▸ **DIRECTIONS**:
Wherever the word "page" shows up in a line, please copy that line.

▸ **DATA SHOWN**:
________________________

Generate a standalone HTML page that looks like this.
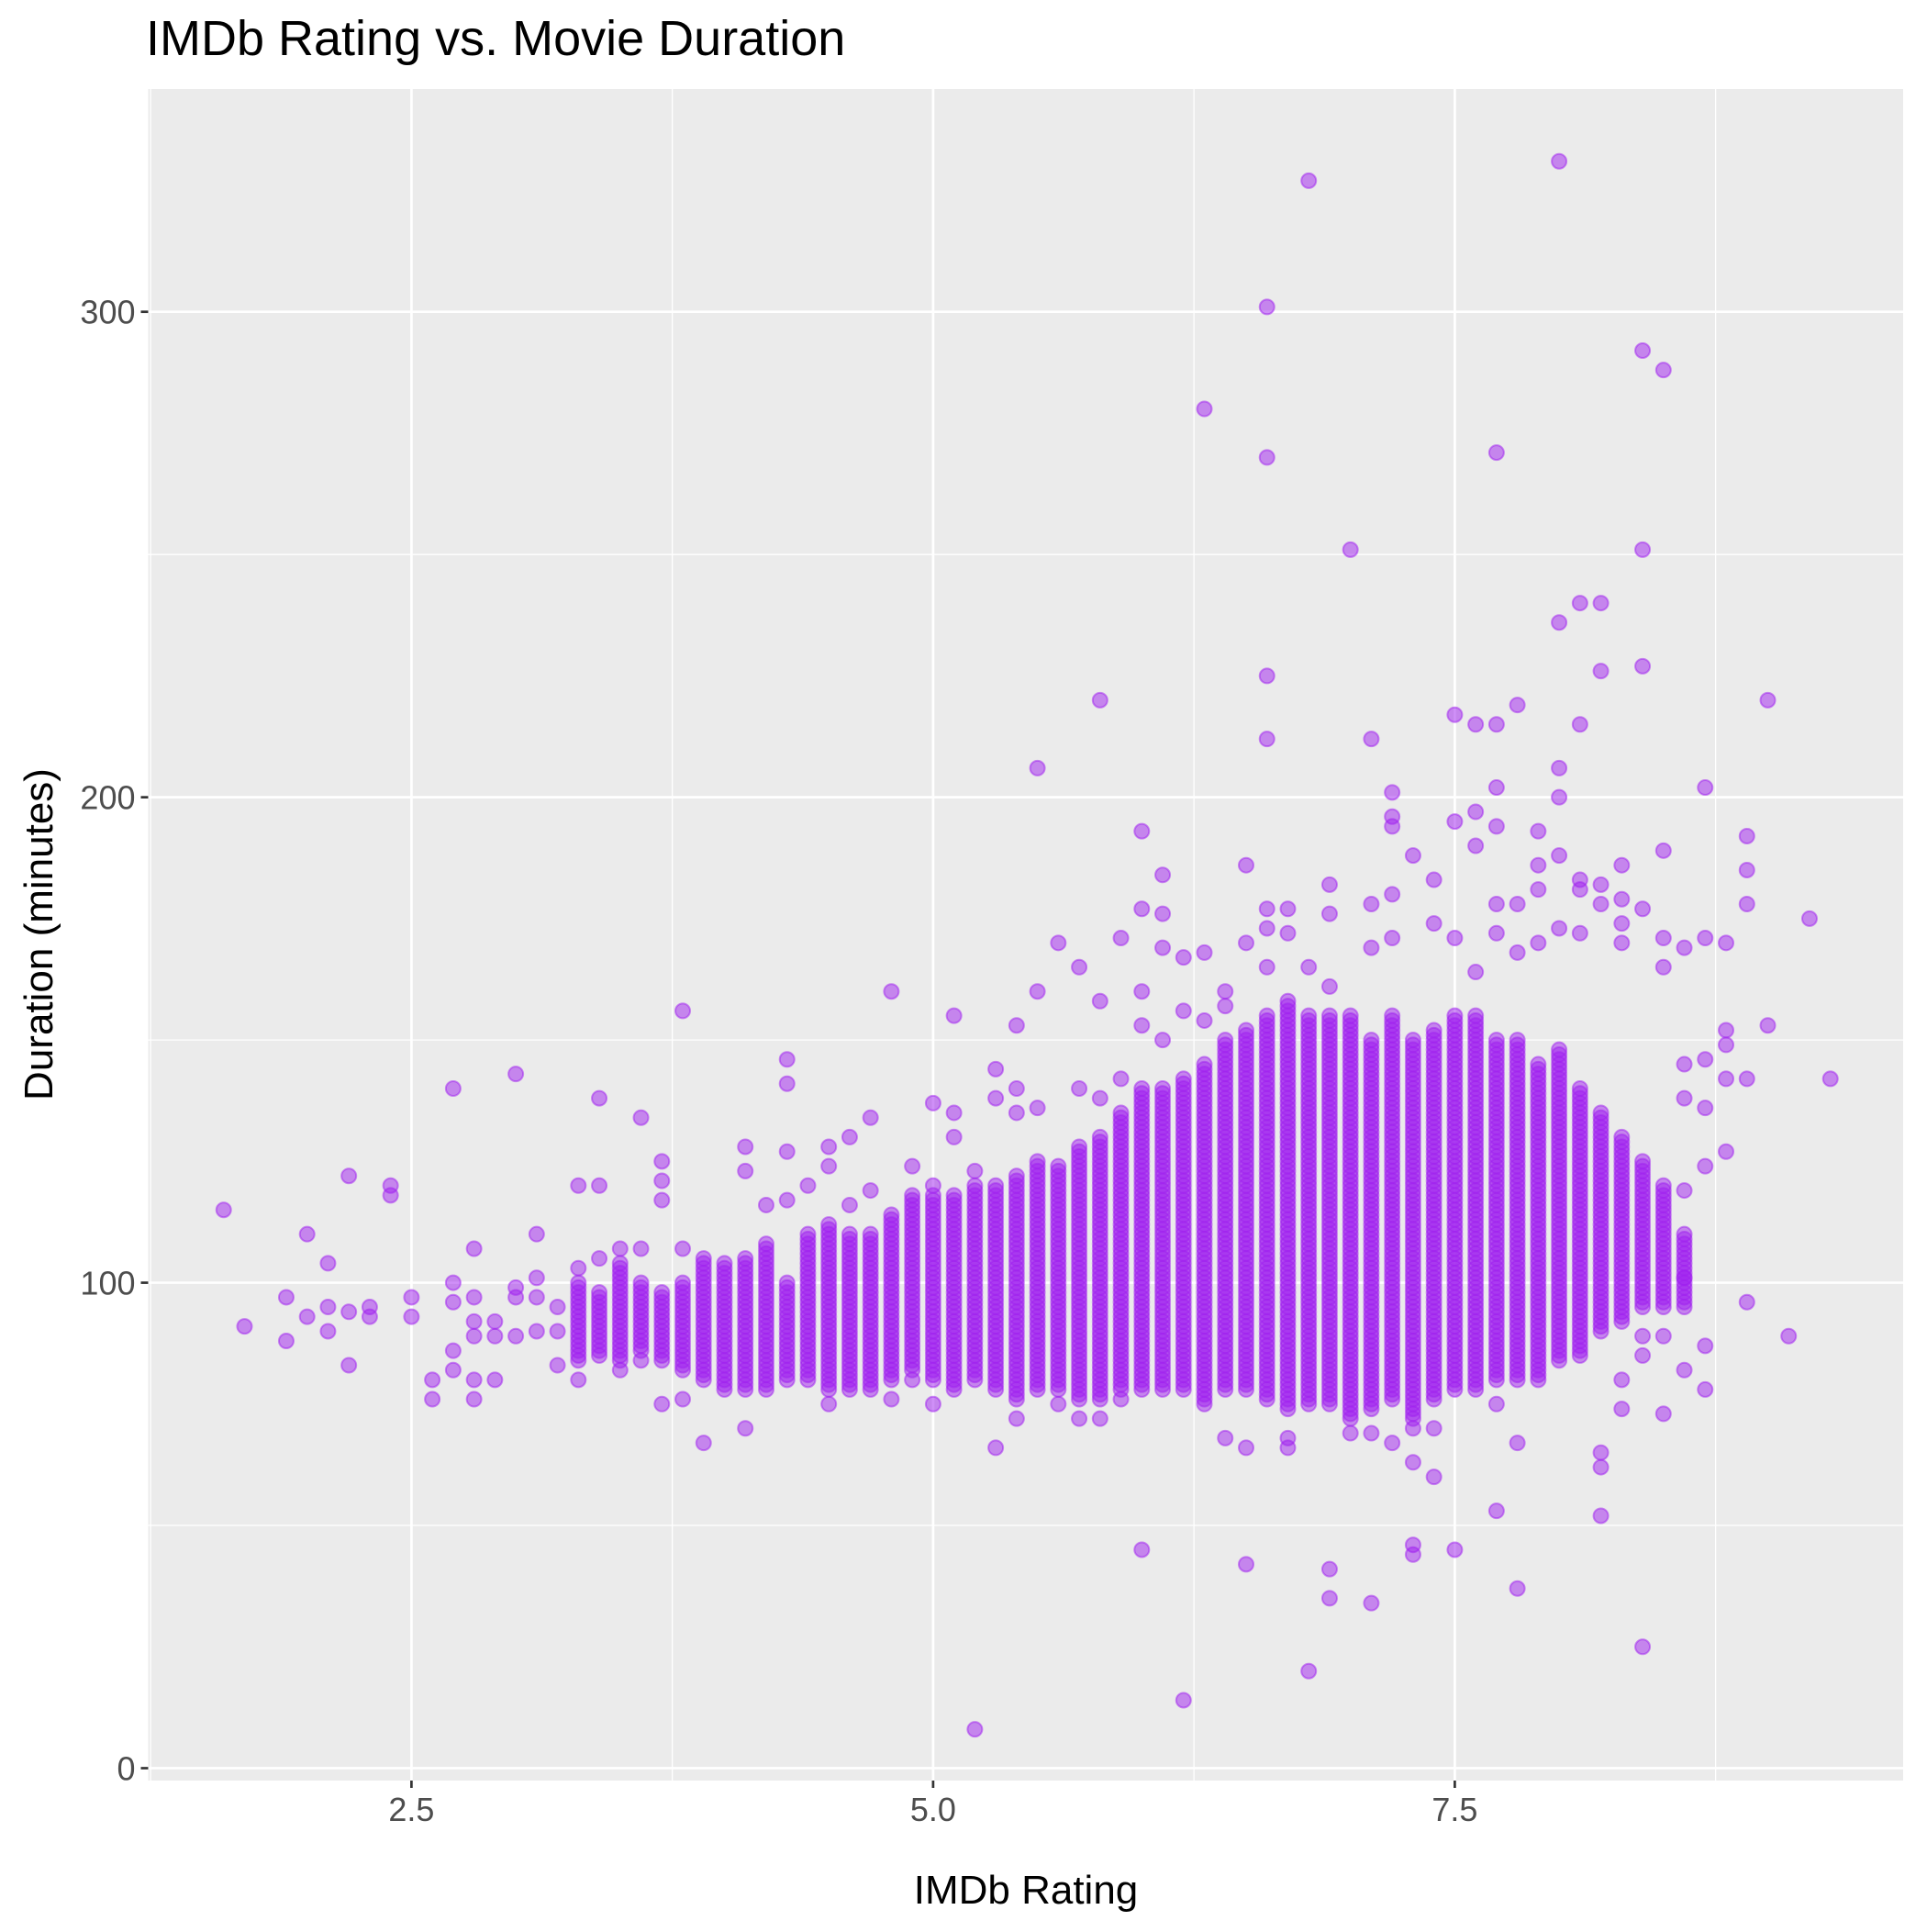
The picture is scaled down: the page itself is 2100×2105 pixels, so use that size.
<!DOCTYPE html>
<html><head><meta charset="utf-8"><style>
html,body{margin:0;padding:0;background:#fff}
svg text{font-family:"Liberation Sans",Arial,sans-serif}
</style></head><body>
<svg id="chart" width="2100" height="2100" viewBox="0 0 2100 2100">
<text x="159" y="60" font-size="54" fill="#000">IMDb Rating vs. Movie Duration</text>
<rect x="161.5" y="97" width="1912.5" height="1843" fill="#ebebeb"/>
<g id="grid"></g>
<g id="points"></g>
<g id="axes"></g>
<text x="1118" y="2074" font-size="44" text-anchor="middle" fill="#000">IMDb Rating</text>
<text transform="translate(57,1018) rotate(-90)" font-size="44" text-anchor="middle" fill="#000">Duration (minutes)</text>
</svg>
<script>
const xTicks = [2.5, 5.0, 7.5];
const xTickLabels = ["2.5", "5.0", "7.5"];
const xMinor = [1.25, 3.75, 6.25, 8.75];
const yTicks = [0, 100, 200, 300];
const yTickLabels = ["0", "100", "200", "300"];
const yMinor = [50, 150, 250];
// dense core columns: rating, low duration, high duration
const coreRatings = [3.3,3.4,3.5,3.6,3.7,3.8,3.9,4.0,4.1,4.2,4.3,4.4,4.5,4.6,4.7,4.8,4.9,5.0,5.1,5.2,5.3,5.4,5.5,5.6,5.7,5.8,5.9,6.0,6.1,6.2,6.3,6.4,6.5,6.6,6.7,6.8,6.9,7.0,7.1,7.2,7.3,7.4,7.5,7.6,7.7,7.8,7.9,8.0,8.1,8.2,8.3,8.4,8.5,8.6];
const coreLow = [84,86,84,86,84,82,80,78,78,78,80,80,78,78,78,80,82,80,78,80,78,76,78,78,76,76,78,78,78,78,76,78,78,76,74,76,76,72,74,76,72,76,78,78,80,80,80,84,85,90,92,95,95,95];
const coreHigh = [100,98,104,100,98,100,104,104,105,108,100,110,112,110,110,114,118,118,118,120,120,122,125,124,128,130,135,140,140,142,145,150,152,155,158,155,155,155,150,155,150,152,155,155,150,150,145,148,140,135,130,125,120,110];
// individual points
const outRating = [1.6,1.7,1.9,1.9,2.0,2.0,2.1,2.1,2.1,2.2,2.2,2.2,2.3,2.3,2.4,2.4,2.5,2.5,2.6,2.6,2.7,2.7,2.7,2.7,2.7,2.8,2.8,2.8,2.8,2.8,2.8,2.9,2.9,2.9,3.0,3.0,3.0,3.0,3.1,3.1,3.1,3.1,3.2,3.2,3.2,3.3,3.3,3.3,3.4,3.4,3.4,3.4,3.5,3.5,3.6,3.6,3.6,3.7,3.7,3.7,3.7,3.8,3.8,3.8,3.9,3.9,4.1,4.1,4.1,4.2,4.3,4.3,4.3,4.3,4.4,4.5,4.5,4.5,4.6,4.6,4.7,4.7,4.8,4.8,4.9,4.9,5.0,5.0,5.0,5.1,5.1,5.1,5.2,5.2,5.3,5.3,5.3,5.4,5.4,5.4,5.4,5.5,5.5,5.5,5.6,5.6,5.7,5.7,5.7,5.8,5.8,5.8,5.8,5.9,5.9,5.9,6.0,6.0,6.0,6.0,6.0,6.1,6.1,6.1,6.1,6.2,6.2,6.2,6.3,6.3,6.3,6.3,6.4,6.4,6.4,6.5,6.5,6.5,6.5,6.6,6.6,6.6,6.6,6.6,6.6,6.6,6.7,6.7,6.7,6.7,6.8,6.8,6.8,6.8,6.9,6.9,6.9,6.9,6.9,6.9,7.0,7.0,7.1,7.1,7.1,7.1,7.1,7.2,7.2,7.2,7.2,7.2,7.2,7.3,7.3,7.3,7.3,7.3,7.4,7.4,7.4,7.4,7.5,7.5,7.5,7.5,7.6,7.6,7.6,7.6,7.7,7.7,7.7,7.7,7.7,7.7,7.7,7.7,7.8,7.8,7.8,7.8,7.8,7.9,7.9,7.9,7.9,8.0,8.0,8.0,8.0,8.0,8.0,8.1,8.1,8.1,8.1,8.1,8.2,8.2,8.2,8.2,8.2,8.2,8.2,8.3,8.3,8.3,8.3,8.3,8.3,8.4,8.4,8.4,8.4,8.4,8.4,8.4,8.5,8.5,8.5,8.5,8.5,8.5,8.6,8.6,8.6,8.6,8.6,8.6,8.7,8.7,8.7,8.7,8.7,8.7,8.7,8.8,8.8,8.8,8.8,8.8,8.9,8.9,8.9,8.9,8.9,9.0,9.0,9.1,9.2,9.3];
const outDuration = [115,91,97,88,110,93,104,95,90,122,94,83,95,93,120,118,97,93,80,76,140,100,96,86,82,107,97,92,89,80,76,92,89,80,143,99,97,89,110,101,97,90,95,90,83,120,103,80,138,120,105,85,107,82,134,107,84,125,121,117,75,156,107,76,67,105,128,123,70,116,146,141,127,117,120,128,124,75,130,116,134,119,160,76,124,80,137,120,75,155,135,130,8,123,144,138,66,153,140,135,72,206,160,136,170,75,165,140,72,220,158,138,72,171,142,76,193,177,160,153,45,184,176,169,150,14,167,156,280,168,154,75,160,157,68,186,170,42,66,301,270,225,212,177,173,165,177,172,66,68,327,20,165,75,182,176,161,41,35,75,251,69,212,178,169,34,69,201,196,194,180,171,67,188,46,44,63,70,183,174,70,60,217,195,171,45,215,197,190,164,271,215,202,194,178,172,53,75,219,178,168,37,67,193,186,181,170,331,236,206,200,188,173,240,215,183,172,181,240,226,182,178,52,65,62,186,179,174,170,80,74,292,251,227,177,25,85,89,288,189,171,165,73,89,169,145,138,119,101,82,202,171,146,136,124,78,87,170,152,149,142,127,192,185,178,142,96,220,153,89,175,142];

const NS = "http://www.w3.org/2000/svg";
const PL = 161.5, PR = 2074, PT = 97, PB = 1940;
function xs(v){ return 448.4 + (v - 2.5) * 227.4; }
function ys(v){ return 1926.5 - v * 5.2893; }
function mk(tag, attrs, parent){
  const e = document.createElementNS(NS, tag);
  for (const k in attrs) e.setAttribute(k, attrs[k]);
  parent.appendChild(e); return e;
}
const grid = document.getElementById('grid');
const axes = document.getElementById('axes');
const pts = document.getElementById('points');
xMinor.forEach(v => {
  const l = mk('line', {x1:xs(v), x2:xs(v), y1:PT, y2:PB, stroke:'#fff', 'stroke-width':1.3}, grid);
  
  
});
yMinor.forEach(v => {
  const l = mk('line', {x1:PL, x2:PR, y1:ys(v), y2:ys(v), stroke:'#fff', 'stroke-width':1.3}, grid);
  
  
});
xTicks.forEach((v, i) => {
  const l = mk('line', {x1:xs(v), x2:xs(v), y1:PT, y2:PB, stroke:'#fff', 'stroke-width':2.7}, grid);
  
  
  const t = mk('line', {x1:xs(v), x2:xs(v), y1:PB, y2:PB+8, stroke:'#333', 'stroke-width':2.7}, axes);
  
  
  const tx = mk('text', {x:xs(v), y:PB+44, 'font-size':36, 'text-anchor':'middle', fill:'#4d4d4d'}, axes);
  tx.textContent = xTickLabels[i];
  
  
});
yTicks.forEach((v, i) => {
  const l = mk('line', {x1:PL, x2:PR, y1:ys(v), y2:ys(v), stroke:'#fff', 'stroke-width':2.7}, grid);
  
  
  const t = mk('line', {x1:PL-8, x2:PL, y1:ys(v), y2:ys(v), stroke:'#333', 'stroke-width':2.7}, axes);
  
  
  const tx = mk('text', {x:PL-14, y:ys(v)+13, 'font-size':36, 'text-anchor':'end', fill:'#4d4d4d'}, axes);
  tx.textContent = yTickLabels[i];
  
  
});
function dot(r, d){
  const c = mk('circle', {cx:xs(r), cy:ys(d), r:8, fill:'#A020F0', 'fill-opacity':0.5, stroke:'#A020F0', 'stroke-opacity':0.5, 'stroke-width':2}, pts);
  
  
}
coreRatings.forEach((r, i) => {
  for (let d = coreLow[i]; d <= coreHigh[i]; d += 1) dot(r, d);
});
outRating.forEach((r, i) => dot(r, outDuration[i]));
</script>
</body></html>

________________________

▸ **RESULT OF THE EXERCISE**:
Generate a standalone HTML page that looks like this.
The picture is scaled down: the page itself is 2100×2105 pixels, so use that size.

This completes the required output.